CriticalEmailQueueBacklog
- Treat this as imminent delivery delay for customer traffic.
- Check whether workers are failing, providers are degraded, or queue storage is saturated.
- Stabilize throughput first, then communicate expected delivery delay if customer impact is material.
HighWebhookFailureRate
- Determine whether failures cluster by destination, tenant, or event type.
- Check retry backlog, downstream customer endpoint health, and any signing or payload-shape regressions.
- If the issue is limited to one destination, isolate it so global delivery remains healthy.
TrackingProcessingBacklog
- Confirm the tracking service is up but not processing meaningful events, not simply receiving zero traffic.
- Check ingestion queues, worker consumers, and any Redis or database dependency needed for event flow.
- Compare against recent frontend or redirect changes that could have stopped event generation at the source.
StripeWebhookFailures
- Inspect webhook signature validation, payload parsing, and billing-side database writes.
- Check whether Stripe is retrying the same events or whether new events are failing uniformly.
- If necessary, pause automated billing side effects until webhook correctness is restored.
PostgresDown
- Verify exporter reachability versus actual database reachability so you do not chase a monitoring-only issue.
- Check instance health, storage exhaustion, connection exhaustion, and recent schema or config changes.
- Recover primary availability first; only then investigate secondary effects in dependent services.
RedisDown
- Confirm whether Redis itself is unavailable or just the exporter path.
- Check authentication, secret loading, persistence errors, and container restart loops.
- Prioritize recovery for auth, queue, and tracking flows that depend on Redis in the request path.
ClickHouseDown
- Confirm whether the outage is limited to analytics ingestion or also affects user-visible reporting paths.
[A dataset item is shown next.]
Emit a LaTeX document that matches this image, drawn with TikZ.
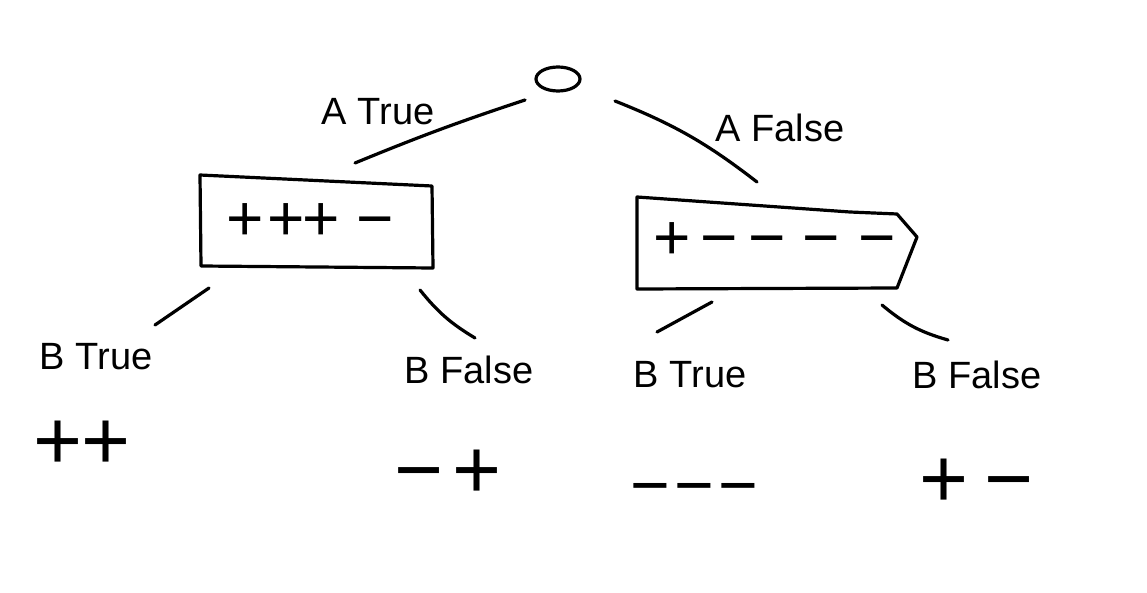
\documentclass[tikz,border=0pt]{standalone}
\usepackage{fontspec}
\setmainfont{Liberation Sans}
\usetikzlibrary{shapes.geometric}
\begin{document}
\begin{tikzpicture}[x=1pt,y=-1pt,
  stroke/.style={line width=3.2pt, line cap=round, line join=round},
  lbl/.style={font=\fontsize{38}{42}\selectfont, inner sep=0pt},
  sym/.style={font=\fontsize{64}{68}\selectfont, inner sep=0pt},
  bigsym/.style={font=\fontsize{84}{88}\selectfont, inner sep=0pt}]
\useasboundingbox[fill=white] (0,0) rectangle (1147,593);

% root
\node (root) [ellipse, draw, stroke, minimum width=44pt, minimum height=24pt, inner sep=0pt] at (558,79) {};

% boxes (text nodes + hand-drawn outlines)
\node (lbox) [sym] at (310,222) {+\hspace{3.6pt}+\hspace{-2.4pt}+\hspace{16.6pt}−};
\draw[stroke] (200,175) -- (432,186) -- (433,268) -- (201,266) -- cycle;
\node (rbox) [sym] at (774.5,241) {+\hspace{9.6pt}−\hspace{10.6pt}−\hspace{16.6pt}−\hspace{18.6pt}−};
\draw[stroke] (637,197) -- (850,212) -- (897,214) -- (917,237) -- (897,288) -- (637,289) -- cycle;

% branch labels
\node (at) [lbl] at (378,112) {A True};
\node (af) [lbl] at (780,128) {A False};
\node (bt1) [lbl] at (96,357) {B True};
\node (bf1) [lbl] at (469,370) {B False};
\node (bt2) [lbl] at (690,375) {B True};
\node (bf2) [lbl] at (977,375) {B False};

% leaves
\node (l1) [bigsym] at (82,445) {+\hspace{-1pt}+};
\node (l2) [bigsym] at (448,474) {−\hspace{9pt}+};
\node (l3) [font=\fontsize{68}{72}\selectfont, inner sep=0pt] at (694,496) {−\hspace{4.3pt}−\hspace{4.3pt}−};
\node (l4) [bigsym] at (977,483) {+\hspace{16pt}−};

% connector end points
\coordinate (c1) at (355,163); \coordinate (c2) at (525,100);
\coordinate (c3) at (615,101); \coordinate (c4) at (757,182);
\coordinate (c5) at (209,288); \coordinate (c6) at (155,325);
\coordinate (c7) at (420,290); \coordinate (c8) at (475,338);
\coordinate (c9) at (712,302); \coordinate (c10) at (657,332);
\coordinate (c11) at (882,305); \coordinate (c12) at (948,340);

\draw[stroke] (c1) to[bend left=2] (c2);
\draw[stroke] (c3) to[bend left=8] (c4);
\draw[stroke] (c5) -- (c6);
\draw[stroke] (c7) to[bend right=10] (c8);
\draw[stroke] (c9) -- (c10);
\draw[stroke] (c11) to[bend right=12] (c12);
\end{tikzpicture}
\end{document}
- Check disk, container health, and recent migration or schema rollout activity.
- If ingestion must pause, preserve source-of-truth data elsewhere until ClickHouse returns.
PostgresHighConnections
- Identify which services or queries are consuming the connection pool and whether idle connections are accumulating.
- Check for recent deploys that increased pool size, leaked transactions, or introduced retry storms.
- Reduce pressure before the database starts refusing new sessions.
LowDiskSpace
- Determine which filesystem is filling and whether the growth is logs, database data, queue state, or build artifacts.
- Stop nonessential writes and rotate or purge safe data first.
- If a stateful service is near exhaustion, expand storage before corruption or restart loops begin.
TlsCertificateExpiringSoon
- Confirm which hostname is expiring and whether automated renewal is expected to handle it.
- Check certificate issuance logs, DNS challenges, and reverse-proxy reload state.
- Renew early enough to avoid emergency rotation during an unrelated incident.